FHE Benchmarking Suite - ML Inference

This repository contains the harness for the ML-inference workload of the FHE benchmarking suite of HomomorphicEncryption.org. The harness currently supports mnist model benchmarking as specified in harness/mnist directory. The main branch contains a reference implementation of this workload, under the submission subdirectory. The harness also supports an optional remote backend execution mode under the submission_remote subdirectory, where the homomorphic evaluation is executed on a remote backend.

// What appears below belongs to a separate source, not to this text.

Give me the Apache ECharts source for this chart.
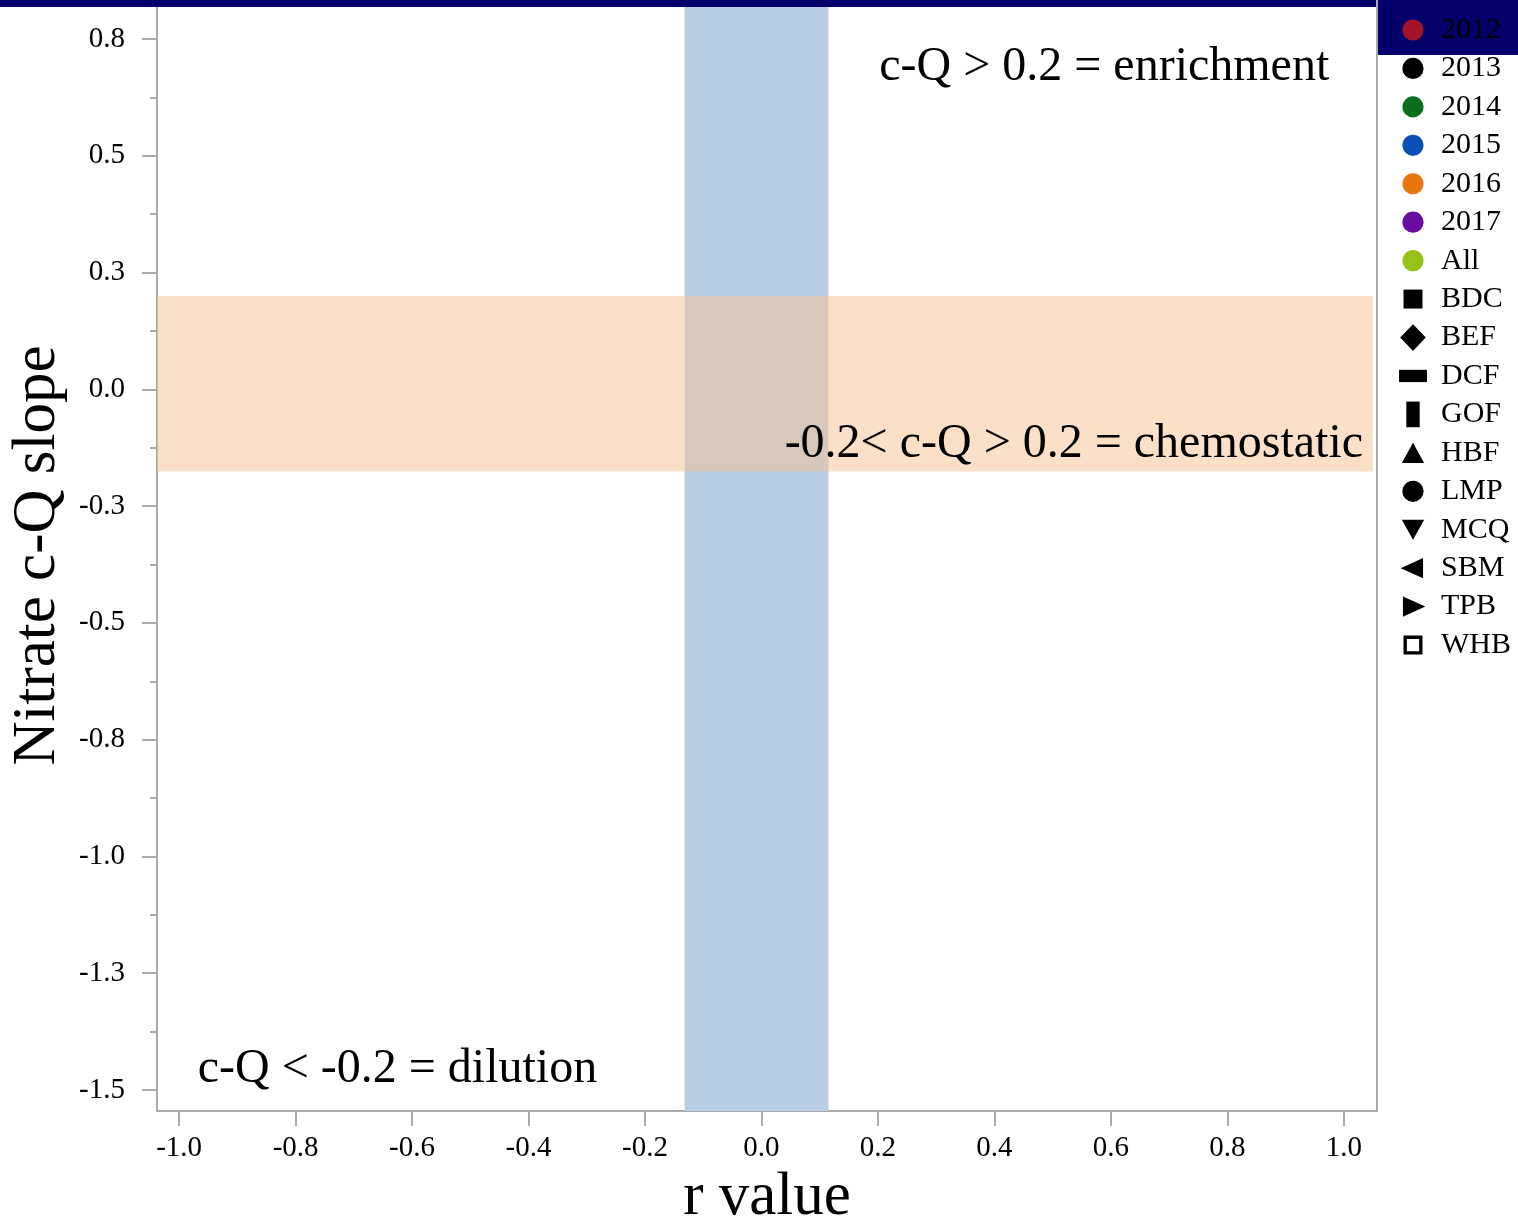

Submitters need to clone this repository, replace the content of the submission or submission_remote subdirectory by their own implementation. They also may need to changes or replace the script scripts/build_task.sh to account for dependencies and build environment for their submission. Submitters are expected to document any changes made to the model architecture harness/mnist/mnist.py in the submission/README.md file. Submitters have the option to generate an io/server_reported_steps.json file, which contains fine grained metrics reported by the server in addition to the metrics reported by the harness.

Execution Modes

The ML Inference benchmark supports two execution modes:

Local Execution (Default)

All steps are executed on a single machine:

Cryptographic context setup and model preprocessing
Key generation
Input preprocessing and encryption
Homomorphic inference
Decryption and postprocessing

This corresponds to the reference submission in submission/.

Remote Backend Execution (Optional)

Some FHE deployments separate client-side and server-side responsibilities.
In this mode:

Client-side (local):
- Key generation
- Input preprocessing and encryption
- Decryption and postprocessing
Server-side (remote):
- Cryptographic context setup and model preprocessing
- Homomorphic inference

This execution mode is enabled by passing the --remote flag to the harness.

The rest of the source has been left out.